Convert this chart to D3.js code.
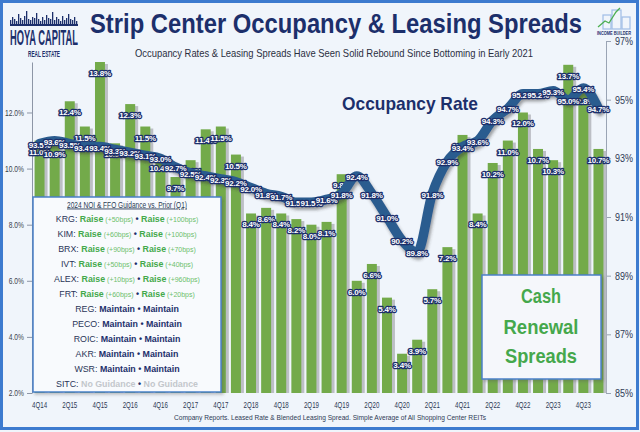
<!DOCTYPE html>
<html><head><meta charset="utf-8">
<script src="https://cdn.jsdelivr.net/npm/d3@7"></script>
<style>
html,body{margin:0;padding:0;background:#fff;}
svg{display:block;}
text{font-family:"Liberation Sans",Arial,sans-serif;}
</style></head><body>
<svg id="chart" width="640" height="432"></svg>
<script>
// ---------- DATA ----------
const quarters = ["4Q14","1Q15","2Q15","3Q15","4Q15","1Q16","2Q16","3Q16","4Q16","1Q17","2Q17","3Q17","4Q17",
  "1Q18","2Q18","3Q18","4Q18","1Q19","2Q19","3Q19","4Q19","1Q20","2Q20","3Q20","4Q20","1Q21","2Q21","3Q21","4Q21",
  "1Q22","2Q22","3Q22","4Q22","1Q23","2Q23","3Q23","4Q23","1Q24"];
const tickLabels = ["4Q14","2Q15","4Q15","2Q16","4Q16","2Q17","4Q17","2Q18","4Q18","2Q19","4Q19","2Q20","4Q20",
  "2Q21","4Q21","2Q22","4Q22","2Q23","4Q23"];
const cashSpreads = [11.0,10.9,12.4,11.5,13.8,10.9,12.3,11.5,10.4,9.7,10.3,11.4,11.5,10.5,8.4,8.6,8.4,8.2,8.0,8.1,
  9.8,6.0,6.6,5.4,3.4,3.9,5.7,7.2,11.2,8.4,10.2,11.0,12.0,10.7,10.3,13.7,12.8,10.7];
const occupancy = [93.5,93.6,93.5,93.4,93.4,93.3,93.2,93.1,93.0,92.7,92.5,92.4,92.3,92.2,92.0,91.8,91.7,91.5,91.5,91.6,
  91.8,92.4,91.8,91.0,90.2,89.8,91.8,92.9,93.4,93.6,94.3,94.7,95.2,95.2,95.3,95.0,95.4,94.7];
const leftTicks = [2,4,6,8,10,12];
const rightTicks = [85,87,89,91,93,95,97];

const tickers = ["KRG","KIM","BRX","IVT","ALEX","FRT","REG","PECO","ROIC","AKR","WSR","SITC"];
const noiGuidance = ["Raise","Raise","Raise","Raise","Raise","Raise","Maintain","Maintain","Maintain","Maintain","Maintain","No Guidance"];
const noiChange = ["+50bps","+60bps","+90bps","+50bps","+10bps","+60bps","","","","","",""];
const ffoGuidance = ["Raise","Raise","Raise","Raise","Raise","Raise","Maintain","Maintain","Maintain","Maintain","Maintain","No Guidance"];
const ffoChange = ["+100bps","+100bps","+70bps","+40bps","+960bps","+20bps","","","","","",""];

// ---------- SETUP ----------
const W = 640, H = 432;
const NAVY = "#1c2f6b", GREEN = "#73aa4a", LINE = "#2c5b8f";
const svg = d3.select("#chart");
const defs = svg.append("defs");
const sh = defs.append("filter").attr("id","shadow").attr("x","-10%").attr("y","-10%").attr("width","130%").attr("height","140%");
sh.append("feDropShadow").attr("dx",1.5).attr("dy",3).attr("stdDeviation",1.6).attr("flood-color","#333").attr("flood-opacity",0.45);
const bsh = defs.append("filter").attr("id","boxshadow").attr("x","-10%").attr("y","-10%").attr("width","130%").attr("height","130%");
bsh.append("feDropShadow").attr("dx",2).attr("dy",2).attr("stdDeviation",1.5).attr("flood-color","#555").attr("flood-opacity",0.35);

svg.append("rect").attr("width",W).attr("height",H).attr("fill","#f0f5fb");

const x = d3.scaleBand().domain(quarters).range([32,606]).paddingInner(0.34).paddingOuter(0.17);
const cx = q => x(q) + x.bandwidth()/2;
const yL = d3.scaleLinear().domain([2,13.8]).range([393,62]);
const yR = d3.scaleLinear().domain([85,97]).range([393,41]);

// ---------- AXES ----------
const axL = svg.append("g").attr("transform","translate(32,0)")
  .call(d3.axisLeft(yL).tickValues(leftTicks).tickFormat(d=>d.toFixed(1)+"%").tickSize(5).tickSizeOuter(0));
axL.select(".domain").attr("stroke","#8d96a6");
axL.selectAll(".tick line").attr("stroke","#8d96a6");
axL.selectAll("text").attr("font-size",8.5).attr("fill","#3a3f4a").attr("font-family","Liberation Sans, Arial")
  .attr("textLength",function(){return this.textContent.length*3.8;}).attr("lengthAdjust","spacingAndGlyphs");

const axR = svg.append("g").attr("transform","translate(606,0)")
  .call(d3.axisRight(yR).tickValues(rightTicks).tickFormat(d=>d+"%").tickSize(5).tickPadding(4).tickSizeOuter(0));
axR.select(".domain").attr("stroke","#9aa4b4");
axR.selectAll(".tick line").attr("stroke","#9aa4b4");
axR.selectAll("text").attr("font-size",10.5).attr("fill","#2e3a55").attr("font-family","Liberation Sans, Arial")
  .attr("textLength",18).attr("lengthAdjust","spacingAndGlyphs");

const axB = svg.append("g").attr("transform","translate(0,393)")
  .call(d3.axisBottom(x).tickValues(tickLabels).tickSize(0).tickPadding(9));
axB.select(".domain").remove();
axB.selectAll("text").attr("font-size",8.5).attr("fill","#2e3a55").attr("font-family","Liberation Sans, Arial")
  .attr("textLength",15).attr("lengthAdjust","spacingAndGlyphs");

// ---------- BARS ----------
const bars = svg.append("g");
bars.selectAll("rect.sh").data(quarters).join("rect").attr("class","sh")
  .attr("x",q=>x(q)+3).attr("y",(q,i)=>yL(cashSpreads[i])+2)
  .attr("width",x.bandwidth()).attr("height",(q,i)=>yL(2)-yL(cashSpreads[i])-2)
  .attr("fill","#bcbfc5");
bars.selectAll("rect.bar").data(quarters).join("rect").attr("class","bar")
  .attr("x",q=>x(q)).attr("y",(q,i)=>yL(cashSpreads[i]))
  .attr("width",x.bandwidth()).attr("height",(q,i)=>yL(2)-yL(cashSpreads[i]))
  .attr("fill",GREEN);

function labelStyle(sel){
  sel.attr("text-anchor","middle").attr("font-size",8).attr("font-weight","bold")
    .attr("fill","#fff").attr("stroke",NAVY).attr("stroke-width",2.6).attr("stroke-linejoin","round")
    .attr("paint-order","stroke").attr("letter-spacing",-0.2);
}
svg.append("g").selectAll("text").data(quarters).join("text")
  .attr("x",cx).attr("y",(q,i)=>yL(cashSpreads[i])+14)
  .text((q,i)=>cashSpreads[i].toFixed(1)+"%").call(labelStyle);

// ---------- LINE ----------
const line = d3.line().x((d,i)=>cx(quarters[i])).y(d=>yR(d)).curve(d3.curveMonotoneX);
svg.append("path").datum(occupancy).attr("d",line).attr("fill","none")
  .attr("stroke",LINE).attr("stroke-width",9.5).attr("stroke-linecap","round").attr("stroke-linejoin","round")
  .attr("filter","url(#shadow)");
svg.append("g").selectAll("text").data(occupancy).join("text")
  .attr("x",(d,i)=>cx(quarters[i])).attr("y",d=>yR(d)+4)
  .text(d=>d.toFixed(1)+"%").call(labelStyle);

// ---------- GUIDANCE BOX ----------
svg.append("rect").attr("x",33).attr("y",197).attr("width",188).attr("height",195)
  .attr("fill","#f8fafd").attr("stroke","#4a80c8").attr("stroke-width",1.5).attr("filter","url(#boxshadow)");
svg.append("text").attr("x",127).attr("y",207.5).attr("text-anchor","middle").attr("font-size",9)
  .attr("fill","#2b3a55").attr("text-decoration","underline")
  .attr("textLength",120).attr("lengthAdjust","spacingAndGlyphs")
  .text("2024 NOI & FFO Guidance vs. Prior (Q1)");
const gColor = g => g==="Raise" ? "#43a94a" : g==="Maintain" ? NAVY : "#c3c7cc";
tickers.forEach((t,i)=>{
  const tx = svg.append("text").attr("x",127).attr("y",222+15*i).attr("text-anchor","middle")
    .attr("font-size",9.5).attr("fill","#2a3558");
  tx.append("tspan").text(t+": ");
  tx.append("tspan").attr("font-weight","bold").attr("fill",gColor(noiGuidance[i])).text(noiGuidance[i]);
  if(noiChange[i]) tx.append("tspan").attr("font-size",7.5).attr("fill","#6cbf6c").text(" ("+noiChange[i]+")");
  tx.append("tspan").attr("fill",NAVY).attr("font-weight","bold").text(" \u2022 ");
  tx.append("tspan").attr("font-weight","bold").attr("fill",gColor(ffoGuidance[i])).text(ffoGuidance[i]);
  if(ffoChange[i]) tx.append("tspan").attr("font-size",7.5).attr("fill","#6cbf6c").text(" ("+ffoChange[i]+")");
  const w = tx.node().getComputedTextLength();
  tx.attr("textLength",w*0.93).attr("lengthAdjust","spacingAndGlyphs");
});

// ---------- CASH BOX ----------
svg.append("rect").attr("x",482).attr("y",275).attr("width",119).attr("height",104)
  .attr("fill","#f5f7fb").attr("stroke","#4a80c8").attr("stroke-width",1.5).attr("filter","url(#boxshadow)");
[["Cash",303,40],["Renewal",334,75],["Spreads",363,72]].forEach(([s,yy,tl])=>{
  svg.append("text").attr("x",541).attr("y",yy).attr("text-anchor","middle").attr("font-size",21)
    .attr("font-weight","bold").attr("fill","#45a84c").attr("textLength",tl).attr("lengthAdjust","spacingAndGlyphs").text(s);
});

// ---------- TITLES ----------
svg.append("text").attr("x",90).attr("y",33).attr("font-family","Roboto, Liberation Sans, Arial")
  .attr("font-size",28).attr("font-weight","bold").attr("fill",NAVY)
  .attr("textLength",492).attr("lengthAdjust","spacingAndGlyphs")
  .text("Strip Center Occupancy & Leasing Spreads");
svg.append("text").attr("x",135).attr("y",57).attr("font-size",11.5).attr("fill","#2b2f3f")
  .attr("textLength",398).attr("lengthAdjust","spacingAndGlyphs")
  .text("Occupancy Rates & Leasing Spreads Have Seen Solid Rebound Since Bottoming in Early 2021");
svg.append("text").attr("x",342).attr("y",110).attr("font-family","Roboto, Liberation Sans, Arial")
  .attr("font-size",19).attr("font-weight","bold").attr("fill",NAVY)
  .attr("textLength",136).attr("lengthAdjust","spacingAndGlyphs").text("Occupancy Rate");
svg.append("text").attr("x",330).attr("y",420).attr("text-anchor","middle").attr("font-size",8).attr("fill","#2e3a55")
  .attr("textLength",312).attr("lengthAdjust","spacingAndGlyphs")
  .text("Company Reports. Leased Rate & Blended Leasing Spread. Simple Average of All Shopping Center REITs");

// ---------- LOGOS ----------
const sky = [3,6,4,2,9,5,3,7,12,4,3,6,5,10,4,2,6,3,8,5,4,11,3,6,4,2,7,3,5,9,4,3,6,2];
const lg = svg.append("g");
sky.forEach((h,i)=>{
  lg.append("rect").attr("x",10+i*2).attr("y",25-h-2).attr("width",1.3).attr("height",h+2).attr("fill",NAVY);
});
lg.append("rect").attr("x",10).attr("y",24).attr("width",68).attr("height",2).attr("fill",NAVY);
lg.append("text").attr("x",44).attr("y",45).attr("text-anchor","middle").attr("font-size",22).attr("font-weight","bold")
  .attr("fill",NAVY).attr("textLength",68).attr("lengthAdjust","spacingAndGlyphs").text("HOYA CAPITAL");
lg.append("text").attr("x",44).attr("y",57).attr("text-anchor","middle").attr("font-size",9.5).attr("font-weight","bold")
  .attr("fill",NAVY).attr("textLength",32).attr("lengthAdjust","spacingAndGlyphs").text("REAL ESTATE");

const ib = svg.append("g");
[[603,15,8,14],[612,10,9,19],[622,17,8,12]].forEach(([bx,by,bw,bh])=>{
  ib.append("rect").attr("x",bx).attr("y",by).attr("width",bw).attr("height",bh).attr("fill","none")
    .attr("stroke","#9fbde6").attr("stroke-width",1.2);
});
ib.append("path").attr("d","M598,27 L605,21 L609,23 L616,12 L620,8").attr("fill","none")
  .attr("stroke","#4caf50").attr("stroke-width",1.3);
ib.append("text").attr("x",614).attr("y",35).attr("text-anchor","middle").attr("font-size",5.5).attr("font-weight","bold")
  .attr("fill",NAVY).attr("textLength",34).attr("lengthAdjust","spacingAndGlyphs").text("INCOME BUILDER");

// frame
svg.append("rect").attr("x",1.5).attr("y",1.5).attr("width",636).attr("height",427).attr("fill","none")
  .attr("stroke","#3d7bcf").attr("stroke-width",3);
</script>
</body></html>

Request: Write down every line from the opening of the listing to the line with "const rightTicks = [85,87,89,91,93,95,97];", both included, and nothing else; the pictures are omitted.

Expected output:
Convert this chart to D3.js code.
<!DOCTYPE html>
<html><head><meta charset="utf-8">
<script src="https://cdn.jsdelivr.net/npm/d3@7"></script>
<style>
html,body{margin:0;padding:0;background:#fff;}
svg{display:block;}
text{font-family:"Liberation Sans",Arial,sans-serif;}
</style></head><body>
<svg id="chart" width="640" height="432"></svg>
<script>
// ---------- DATA ----------
const quarters = ["4Q14","1Q15","2Q15","3Q15","4Q15","1Q16","2Q16","3Q16","4Q16","1Q17","2Q17","3Q17","4Q17",
  "1Q18","2Q18","3Q18","4Q18","1Q19","2Q19","3Q19","4Q19","1Q20","2Q20","3Q20","4Q20","1Q21","2Q21","3Q21","4Q21",
  "1Q22","2Q22","3Q22","4Q22","1Q23","2Q23","3Q23","4Q23","1Q24"];
const tickLabels = ["4Q14","2Q15","4Q15","2Q16","4Q16","2Q17","4Q17","2Q18","4Q18","2Q19","4Q19","2Q20","4Q20",
  "2Q21","4Q21","2Q22","4Q22","2Q23","4Q23"];
const cashSpreads = [11.0,10.9,12.4,11.5,13.8,10.9,12.3,11.5,10.4,9.7,10.3,11.4,11.5,10.5,8.4,8.6,8.4,8.2,8.0,8.1,
  9.8,6.0,6.6,5.4,3.4,3.9,5.7,7.2,11.2,8.4,10.2,11.0,12.0,10.7,10.3,13.7,12.8,10.7];
const occupancy = [93.5,93.6,93.5,93.4,93.4,93.3,93.2,93.1,93.0,92.7,92.5,92.4,92.3,92.2,92.0,91.8,91.7,91.5,91.5,91.6,
  91.8,92.4,91.8,91.0,90.2,89.8,91.8,92.9,93.4,93.6,94.3,94.7,95.2,95.2,95.3,95.0,95.4,94.7];
const leftTicks = [2,4,6,8,10,12];
const rightTicks = [85,87,89,91,93,95,97];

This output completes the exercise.